● **What you are asked to do**:
Give an exact transcription of every line, dropping the images.

● **Given information**:
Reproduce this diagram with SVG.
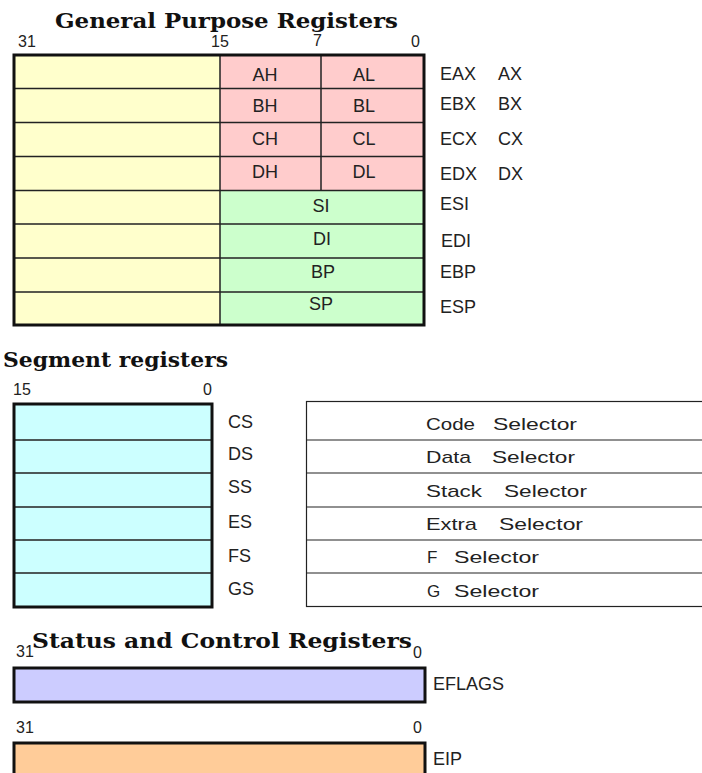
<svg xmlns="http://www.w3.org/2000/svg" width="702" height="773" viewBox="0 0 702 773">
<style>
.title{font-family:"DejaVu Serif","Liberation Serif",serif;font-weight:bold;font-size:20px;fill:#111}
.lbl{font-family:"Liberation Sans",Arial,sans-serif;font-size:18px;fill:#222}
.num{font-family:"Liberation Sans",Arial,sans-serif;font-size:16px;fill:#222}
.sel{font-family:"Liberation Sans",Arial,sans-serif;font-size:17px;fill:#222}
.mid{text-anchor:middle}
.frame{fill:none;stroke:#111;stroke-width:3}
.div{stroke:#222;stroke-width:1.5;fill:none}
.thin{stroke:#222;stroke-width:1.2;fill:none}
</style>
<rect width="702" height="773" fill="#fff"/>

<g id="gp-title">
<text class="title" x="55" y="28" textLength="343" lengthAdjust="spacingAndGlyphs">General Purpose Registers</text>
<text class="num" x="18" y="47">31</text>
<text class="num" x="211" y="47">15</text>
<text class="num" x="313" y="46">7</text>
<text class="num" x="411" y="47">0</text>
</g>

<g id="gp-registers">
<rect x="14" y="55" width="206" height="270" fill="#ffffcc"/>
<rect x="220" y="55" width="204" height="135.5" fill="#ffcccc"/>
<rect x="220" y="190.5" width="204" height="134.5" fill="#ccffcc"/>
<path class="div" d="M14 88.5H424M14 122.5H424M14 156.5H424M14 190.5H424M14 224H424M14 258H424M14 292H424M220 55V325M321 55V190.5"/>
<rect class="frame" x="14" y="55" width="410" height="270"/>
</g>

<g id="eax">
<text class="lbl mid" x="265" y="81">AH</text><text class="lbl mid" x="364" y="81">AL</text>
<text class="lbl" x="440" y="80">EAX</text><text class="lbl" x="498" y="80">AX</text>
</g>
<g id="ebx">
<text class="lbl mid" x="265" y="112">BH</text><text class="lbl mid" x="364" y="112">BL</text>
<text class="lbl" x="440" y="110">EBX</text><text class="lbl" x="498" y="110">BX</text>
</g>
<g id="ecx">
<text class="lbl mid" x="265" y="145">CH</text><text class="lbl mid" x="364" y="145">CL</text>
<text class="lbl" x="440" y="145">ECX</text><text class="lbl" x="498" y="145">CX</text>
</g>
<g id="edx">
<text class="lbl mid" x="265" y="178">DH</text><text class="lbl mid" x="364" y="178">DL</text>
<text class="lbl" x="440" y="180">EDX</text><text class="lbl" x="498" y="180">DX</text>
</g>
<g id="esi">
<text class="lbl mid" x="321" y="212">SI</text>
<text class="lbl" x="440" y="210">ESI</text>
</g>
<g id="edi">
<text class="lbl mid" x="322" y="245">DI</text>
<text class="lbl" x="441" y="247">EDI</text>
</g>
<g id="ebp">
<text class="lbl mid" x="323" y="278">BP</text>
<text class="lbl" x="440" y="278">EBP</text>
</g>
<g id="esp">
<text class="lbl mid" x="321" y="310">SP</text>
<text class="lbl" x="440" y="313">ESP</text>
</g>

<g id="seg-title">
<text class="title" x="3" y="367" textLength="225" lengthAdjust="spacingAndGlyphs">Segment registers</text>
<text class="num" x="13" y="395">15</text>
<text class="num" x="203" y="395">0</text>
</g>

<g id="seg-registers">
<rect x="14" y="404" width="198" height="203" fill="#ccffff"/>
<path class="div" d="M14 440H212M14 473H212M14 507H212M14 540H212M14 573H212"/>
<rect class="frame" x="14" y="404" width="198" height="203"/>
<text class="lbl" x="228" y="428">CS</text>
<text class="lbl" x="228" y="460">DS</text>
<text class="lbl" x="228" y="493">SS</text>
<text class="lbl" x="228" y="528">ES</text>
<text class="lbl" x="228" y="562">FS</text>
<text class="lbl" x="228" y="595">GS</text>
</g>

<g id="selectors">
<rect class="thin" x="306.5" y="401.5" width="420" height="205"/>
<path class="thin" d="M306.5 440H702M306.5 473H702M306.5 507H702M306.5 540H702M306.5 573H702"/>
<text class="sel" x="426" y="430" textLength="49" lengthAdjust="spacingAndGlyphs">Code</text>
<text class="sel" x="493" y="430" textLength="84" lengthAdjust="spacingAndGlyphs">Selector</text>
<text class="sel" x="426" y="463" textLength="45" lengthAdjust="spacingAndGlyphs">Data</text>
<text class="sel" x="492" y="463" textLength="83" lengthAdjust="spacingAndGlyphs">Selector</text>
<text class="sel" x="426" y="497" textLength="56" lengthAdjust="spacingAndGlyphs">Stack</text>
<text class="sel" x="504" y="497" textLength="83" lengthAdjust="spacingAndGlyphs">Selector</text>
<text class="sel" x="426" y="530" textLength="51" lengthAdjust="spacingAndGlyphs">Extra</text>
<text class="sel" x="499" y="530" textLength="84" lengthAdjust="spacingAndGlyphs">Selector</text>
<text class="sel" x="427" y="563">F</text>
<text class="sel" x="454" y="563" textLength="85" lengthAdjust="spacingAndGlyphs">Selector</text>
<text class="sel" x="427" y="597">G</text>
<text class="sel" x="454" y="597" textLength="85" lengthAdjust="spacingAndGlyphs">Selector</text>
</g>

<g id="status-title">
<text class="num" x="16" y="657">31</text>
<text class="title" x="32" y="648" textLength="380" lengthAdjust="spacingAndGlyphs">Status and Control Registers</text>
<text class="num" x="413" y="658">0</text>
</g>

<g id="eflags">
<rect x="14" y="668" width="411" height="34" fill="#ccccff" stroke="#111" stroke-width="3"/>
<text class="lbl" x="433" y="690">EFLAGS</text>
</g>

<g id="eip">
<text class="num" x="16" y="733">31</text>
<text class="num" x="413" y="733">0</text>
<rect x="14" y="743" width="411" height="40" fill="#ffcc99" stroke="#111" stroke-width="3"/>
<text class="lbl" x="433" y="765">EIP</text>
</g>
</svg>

● **The output**:
Reproduce this diagram with SVG.
<svg xmlns="http://www.w3.org/2000/svg" width="702" height="773" viewBox="0 0 702 773">
<style>
.title{font-family:"DejaVu Serif","Liberation Serif",serif;font-weight:bold;font-size:20px;fill:#111}
.lbl{font-family:"Liberation Sans",Arial,sans-serif;font-size:18px;fill:#222}
.num{font-family:"Liberation Sans",Arial,sans-serif;font-size:16px;fill:#222}
.sel{font-family:"Liberation Sans",Arial,sans-serif;font-size:17px;fill:#222}
.mid{text-anchor:middle}
.frame{fill:none;stroke:#111;stroke-width:3}
.div{stroke:#222;stroke-width:1.5;fill:none}
.thin{stroke:#222;stroke-width:1.2;fill:none}
</style>
<rect width="702" height="773" fill="#fff"/>

<g id="gp-title">
<text class="title" x="55" y="28" textLength="343" lengthAdjust="spacingAndGlyphs">General Purpose Registers</text>
<text class="num" x="18" y="47">31</text>
<text class="num" x="211" y="47">15</text>
<text class="num" x="313" y="46">7</text>
<text class="num" x="411" y="47">0</text>
</g>

<g id="gp-registers">
<rect x="14" y="55" width="206" height="270" fill="#ffffcc"/>
<rect x="220" y="55" width="204" height="135.5" fill="#ffcccc"/>
<rect x="220" y="190.5" width="204" height="134.5" fill="#ccffcc"/>
<path class="div" d="M14 88.5H424M14 122.5H424M14 156.5H424M14 190.5H424M14 224H424M14 258H424M14 292H424M220 55V325M321 55V190.5"/>
<rect class="frame" x="14" y="55" width="410" height="270"/>
</g>

<g id="eax">
<text class="lbl mid" x="265" y="81">AH</text><text class="lbl mid" x="364" y="81">AL</text>
<text class="lbl" x="440" y="80">EAX</text><text class="lbl" x="498" y="80">AX</text>
</g>
<g id="ebx">
<text class="lbl mid" x="265" y="112">BH</text><text class="lbl mid" x="364" y="112">BL</text>
<text class="lbl" x="440" y="110">EBX</text><text class="lbl" x="498" y="110">BX</text>
</g>
<g id="ecx">
<text class="lbl mid" x="265" y="145">CH</text><text class="lbl mid" x="364" y="145">CL</text>
<text class="lbl" x="440" y="145">ECX</text><text class="lbl" x="498" y="145">CX</text>
</g>
<g id="edx">
<text class="lbl mid" x="265" y="178">DH</text><text class="lbl mid" x="364" y="178">DL</text>
<text class="lbl" x="440" y="180">EDX</text><text class="lbl" x="498" y="180">DX</text>
</g>
<g id="esi">
<text class="lbl mid" x="321" y="212">SI</text>
<text class="lbl" x="440" y="210">ESI</text>
</g>
<g id="edi">
<text class="lbl mid" x="322" y="245">DI</text>
<text class="lbl" x="441" y="247">EDI</text>
</g>
<g id="ebp">
<text class="lbl mid" x="323" y="278">BP</text>
<text class="lbl" x="440" y="278">EBP</text>
</g>
<g id="esp">
<text class="lbl mid" x="321" y="310">SP</text>
<text class="lbl" x="440" y="313">ESP</text>
</g>

<g id="seg-title">
<text class="title" x="3" y="367" textLength="225" lengthAdjust="spacingAndGlyphs">Segment registers</text>
<text class="num" x="13" y="395">15</text>
<text class="num" x="203" y="395">0</text>
</g>

<g id="seg-registers">
<rect x="14" y="404" width="198" height="203" fill="#ccffff"/>
<path class="div" d="M14 440H212M14 473H212M14 507H212M14 540H212M14 573H212"/>
<rect class="frame" x="14" y="404" width="198" height="203"/>
<text class="lbl" x="228" y="428">CS</text>
<text class="lbl" x="228" y="460">DS</text>
<text class="lbl" x="228" y="493">SS</text>
<text class="lbl" x="228" y="528">ES</text>
<text class="lbl" x="228" y="562">FS</text>
<text class="lbl" x="228" y="595">GS</text>
</g>

<g id="selectors">
<rect class="thin" x="306.5" y="401.5" width="420" height="205"/>
<path class="thin" d="M306.5 440H702M306.5 473H702M306.5 507H702M306.5 540H702M306.5 573H702"/>
<text class="sel" x="426" y="430" textLength="49" lengthAdjust="spacingAndGlyphs">Code</text>
<text class="sel" x="493" y="430" textLength="84" lengthAdjust="spacingAndGlyphs">Selector</text>
<text class="sel" x="426" y="463" textLength="45" lengthAdjust="spacingAndGlyphs">Data</text>
<text class="sel" x="492" y="463" textLength="83" lengthAdjust="spacingAndGlyphs">Selector</text>
<text class="sel" x="426" y="497" textLength="56" lengthAdjust="spacingAndGlyphs">Stack</text>
<text class="sel" x="504" y="497" textLength="83" lengthAdjust="spacingAndGlyphs">Selector</text>
<text class="sel" x="426" y="530" textLength="51" lengthAdjust="spacingAndGlyphs">Extra</text>
<text class="sel" x="499" y="530" textLength="84" lengthAdjust="spacingAndGlyphs">Selector</text>
<text class="sel" x="427" y="563">F</text>
<text class="sel" x="454" y="563" textLength="85" lengthAdjust="spacingAndGlyphs">Selector</text>
<text class="sel" x="427" y="597">G</text>
<text class="sel" x="454" y="597" textLength="85" lengthAdjust="spacingAndGlyphs">Selector</text>
</g>

<g id="status-title">
<text class="num" x="16" y="657">31</text>
<text class="title" x="32" y="648" textLength="380" lengthAdjust="spacingAndGlyphs">Status and Control Registers</text>
<text class="num" x="413" y="658">0</text>
</g>

<g id="eflags">
<rect x="14" y="668" width="411" height="34" fill="#ccccff" stroke="#111" stroke-width="3"/>
<text class="lbl" x="433" y="690">EFLAGS</text>
</g>

<g id="eip">
<text class="num" x="16" y="733">31</text>
<text class="num" x="413" y="733">0</text>
<rect x="14" y="743" width="411" height="40" fill="#ffcc99" stroke="#111" stroke-width="3"/>
<text class="lbl" x="433" y="765">EIP</text>
</g>
</svg>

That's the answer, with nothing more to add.